Goal of the exercise:
Exclude the pictures, then repeat the remaining data exactly.

** begin **

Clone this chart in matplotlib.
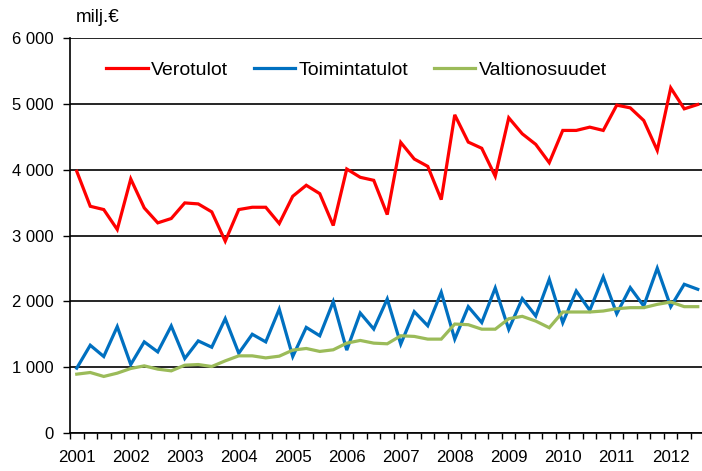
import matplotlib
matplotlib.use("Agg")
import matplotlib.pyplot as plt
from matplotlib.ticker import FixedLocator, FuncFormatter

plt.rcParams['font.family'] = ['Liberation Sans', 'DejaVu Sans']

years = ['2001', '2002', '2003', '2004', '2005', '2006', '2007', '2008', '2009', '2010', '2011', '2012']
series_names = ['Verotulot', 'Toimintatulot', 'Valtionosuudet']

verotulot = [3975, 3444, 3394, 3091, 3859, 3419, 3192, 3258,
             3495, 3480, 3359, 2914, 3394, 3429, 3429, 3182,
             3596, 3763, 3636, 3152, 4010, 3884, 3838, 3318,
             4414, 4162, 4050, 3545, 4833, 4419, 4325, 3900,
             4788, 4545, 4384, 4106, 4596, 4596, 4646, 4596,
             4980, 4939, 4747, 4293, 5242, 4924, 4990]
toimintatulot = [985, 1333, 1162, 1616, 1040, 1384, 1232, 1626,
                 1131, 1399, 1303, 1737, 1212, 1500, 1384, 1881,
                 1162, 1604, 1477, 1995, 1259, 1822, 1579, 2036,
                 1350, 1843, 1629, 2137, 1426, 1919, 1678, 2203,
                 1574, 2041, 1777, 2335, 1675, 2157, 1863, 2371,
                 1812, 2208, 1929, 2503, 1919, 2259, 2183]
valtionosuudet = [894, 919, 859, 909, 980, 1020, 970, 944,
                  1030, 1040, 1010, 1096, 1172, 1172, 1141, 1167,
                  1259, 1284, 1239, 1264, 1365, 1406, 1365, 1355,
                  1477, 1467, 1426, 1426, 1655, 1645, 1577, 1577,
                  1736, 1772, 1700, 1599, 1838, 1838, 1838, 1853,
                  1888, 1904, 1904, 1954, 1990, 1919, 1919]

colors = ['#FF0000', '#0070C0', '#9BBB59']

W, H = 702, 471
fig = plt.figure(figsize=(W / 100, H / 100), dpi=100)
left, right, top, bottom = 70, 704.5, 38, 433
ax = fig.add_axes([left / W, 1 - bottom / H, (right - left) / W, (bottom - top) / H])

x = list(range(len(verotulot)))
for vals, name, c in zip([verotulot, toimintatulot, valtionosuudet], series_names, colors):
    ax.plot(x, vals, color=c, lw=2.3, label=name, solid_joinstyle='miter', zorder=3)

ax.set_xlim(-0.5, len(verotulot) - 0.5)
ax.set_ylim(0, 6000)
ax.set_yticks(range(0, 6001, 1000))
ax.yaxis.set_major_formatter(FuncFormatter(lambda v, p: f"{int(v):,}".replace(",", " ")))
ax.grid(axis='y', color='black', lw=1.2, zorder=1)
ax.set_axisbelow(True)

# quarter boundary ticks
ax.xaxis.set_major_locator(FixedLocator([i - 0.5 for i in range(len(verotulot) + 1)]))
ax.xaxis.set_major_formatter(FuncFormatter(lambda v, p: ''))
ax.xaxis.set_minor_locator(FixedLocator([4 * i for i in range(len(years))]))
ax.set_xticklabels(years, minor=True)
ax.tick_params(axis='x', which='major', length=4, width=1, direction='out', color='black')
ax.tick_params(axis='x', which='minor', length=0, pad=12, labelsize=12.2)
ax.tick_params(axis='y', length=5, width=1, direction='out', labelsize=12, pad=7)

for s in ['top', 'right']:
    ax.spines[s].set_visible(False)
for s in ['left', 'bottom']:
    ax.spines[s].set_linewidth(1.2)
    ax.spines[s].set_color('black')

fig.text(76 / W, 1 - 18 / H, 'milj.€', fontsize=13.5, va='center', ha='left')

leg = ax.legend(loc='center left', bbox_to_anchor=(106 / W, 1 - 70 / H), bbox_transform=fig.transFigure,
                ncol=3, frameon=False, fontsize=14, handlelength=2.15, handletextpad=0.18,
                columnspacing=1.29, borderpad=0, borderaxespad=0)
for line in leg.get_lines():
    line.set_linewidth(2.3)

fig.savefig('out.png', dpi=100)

** end **

Output for this task:
Clone this chart in matplotlib.
import matplotlib
matplotlib.use("Agg")
import matplotlib.pyplot as plt
from matplotlib.ticker import FixedLocator, FuncFormatter

plt.rcParams['font.family'] = ['Liberation Sans', 'DejaVu Sans']

years = ['2001', '2002', '2003', '2004', '2005', '2006', '2007', '2008', '2009', '2010', '2011', '2012']
series_names = ['Verotulot', 'Toimintatulot', 'Valtionosuudet']

verotulot = [3975, 3444, 3394, 3091, 3859, 3419, 3192, 3258,
             3495, 3480, 3359, 2914, 3394, 3429, 3429, 3182,
             3596, 3763, 3636, 3152, 4010, 3884, 3838, 3318,
             4414, 4162, 4050, 3545, 4833, 4419, 4325, 3900,
             4788, 4545, 4384, 4106, 4596, 4596, 4646, 4596,
             4980, 4939, 4747, 4293, 5242, 4924, 4990]
toimintatulot = [985, 1333, 1162, 1616, 1040, 1384, 1232, 1626,
                 1131, 1399, 1303, 1737, 1212, 1500, 1384, 1881,
                 1162, 1604, 1477, 1995, 1259, 1822, 1579, 2036,
                 1350, 1843, 1629, 2137, 1426, 1919, 1678, 2203,
                 1574, 2041, 1777, 2335, 1675, 2157, 1863, 2371,
                 1812, 2208, 1929, 2503, 1919, 2259, 2183]
valtionosuudet = [894, 919, 859, 909, 980, 1020, 970, 944,
                  1030, 1040, 1010, 1096, 1172, 1172, 1141, 1167,
                  1259, 1284, 1239, 1264, 1365, 1406, 1365, 1355,
                  1477, 1467, 1426, 1426, 1655, 1645, 1577, 1577,
                  1736, 1772, 1700, 1599, 1838, 1838, 1838, 1853,
                  1888, 1904, 1904, 1954, 1990, 1919, 1919]

colors = ['#FF0000', '#0070C0', '#9BBB59']

W, H = 702, 471
fig = plt.figure(figsize=(W / 100, H / 100), dpi=100)
left, right, top, bottom = 70, 704.5, 38, 433
ax = fig.add_axes([left / W, 1 - bottom / H, (right - left) / W, (bottom - top) / H])

x = list(range(len(verotulot)))
for vals, name, c in zip([verotulot, toimintatulot, valtionosuudet], series_names, colors):
    ax.plot(x, vals, color=c, lw=2.3, label=name, solid_joinstyle='miter', zorder=3)

ax.set_xlim(-0.5, len(verotulot) - 0.5)
ax.set_ylim(0, 6000)
ax.set_yticks(range(0, 6001, 1000))
ax.yaxis.set_major_formatter(FuncFormatter(lambda v, p: f"{int(v):,}".replace(",", " ")))
ax.grid(axis='y', color='black', lw=1.2, zorder=1)
ax.set_axisbelow(True)

# quarter boundary ticks
ax.xaxis.set_major_locator(FixedLocator([i - 0.5 for i in range(len(verotulot) + 1)]))
ax.xaxis.set_major_formatter(FuncFormatter(lambda v, p: ''))
ax.xaxis.set_minor_locator(FixedLocator([4 * i for i in range(len(years))]))
ax.set_xticklabels(years, minor=True)
ax.tick_params(axis='x', which='major', length=4, width=1, direction='out', color='black')
ax.tick_params(axis='x', which='minor', length=0, pad=12, labelsize=12.2)
ax.tick_params(axis='y', length=5, width=1, direction='out', labelsize=12, pad=7)

for s in ['top', 'right']:
    ax.spines[s].set_visible(False)
for s in ['left', 'bottom']:
    ax.spines[s].set_linewidth(1.2)
    ax.spines[s].set_color('black')

fig.text(76 / W, 1 - 18 / H, 'milj.€', fontsize=13.5, va='center', ha='left')

leg = ax.legend(loc='center left', bbox_to_anchor=(106 / W, 1 - 70 / H), bbox_transform=fig.transFigure,
                ncol=3, frameon=False, fontsize=14, handlelength=2.15, handletextpad=0.18,
                columnspacing=1.29, borderpad=0, borderaxespad=0)
for line in leg.get_lines():
    line.set_linewidth(2.3)

fig.savefig('out.png', dpi=100)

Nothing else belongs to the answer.